Prétendant s’inspirer de l’expérience désastreuse du multipartisme de la Première République, de 1960 à 1965, Mobutu, dont le pouvoir reposait essentiellement sur des membres de sa tribu et de sa région, avait mis l’accent sur le fait qu’on devrait surtout éviter que ce système de gouvernement ne devienne au Zaïre synonyme de « multitribalisme ». Pour y parvenir, l’ex-agent de la CIA collé à Lumumba puis lancé sur orbite par ses patrons belges et américains comptait sans doute tant sur la limitation du pluralisme à trois que sur ce qu’il avait appelé « le sens élevé du nationalisme » et « la maturité politique » de son peuple. Face aux dangers de ce deuxième processus de démocratisation, notamment le développement des forces centrifuges à travers la résurgence du repli ethnique ou provincial, son rival Tshisekedi wa Mulumba les écartait d’un revers de la main, déclarant à qui voulait l’entendre que l’homme zaïrois avait dépassé le niveau de la conscience ethnique. Aujourd’hui, le repli ethnique ou provincial est présent partout. Le propre fils de Tshisekedi wa Mulumba, le président Félix Tshisekedi pour ne pas le citer, en a fait un moteur de pouvoir à son tour tant les membres de son ethnie accaparent les postes au sommet de l’Etat. Un grand animal politique a des démêlés judiciaire? Des groupes d’individus s’invitent aussitôt sur les écrans de télévision pour le défendre alors même qu’ils ne savent rien du dossier. « Nous, jeunesse de telle ou telle autre province… »; « Nous, notabilités de telle ou telle autre province… ». Le spectacle est certes désolant. Mais que font les élites du pays pour l’analyser et chercher comment y mettre fin?

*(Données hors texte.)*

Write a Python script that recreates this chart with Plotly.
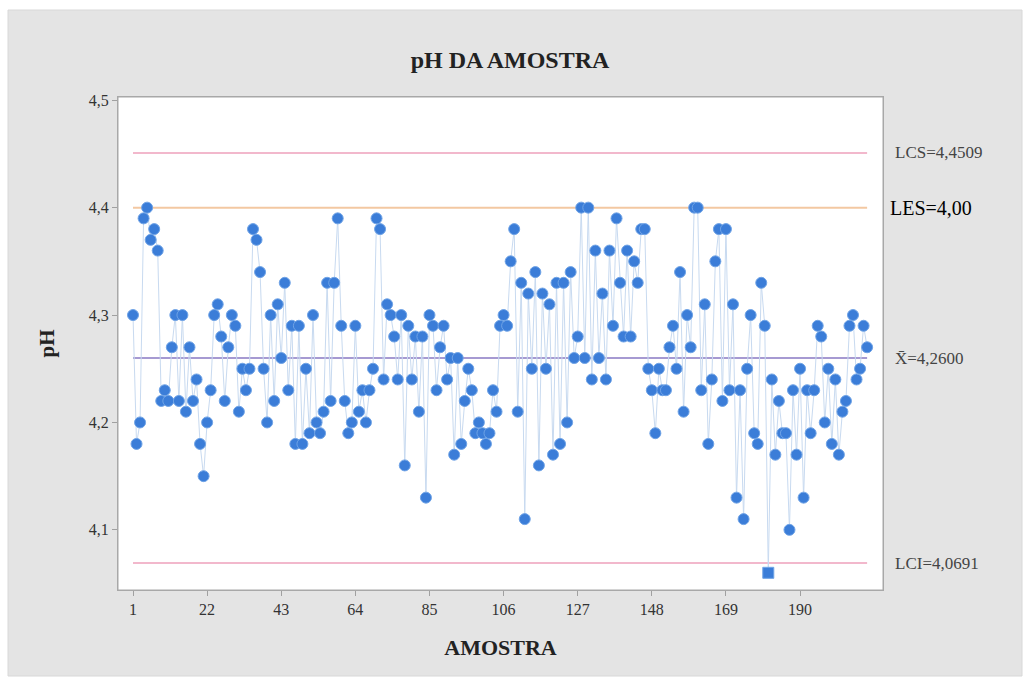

Mobutu, Tshisekedi et les autres gros calibres politiques et intellectuels congolais n’ont jamais compris qu’on ne peut pas dépasser la conscience ethnique tant que les ethnies existent. Ils n’ont jamais compris qu’on ne peut pas dépasser le phénomène identitaire crée par les frontières administratives tant que celles-ci existent et son intériorisés par les populations. Le Congo-Kinshasa est un Etat indépendant depuis 1960. Il fut plus jeune que l’ex-Tchécoslovaquie, Etat crée en 1918. Il fut plus jeune que l’ex-Yougoslavie, Etat également né en 1918. Il reste plus jeune que la Belgique, née en 1830. Dans le premier de ces trois derniers Etats, les Tchèques et les Slovaques n’avaient jamais dépassé la conscience identitaire d’être ce qu’ils étaient et ce qu’ils demeurent respectivement. Dans le deuxième Etat, les Bosniaques, les Croates, les Macédoniens, les Serbes et les Slovènes n’avaient jamais dépassé leurs consciences ethniques respectives. En Belgique, les Flamands et les Wallons n’ont jamais dépassé leurs consciences ethniques. Si la Tchécoslovaquie et la Yougoslavie ont implosé pour n’avoir pas su gérer rationnellement leurs identités ethniques respectives, le Congo-Kinshasa implosera tôt ou tard pour la même raison. Il n’y a pas mille et une façons de gérer rationnellement le phénomène identitaire au sein d’un Etat pluriethnique. Il faut passer de l’illusion de la représentativité à la représentativité réelle. Les Congolais peuvent réussir un tel pari, en se servant de leurs provinces actuelles comme base d’une démocratie consensuelle et non conflictuelle.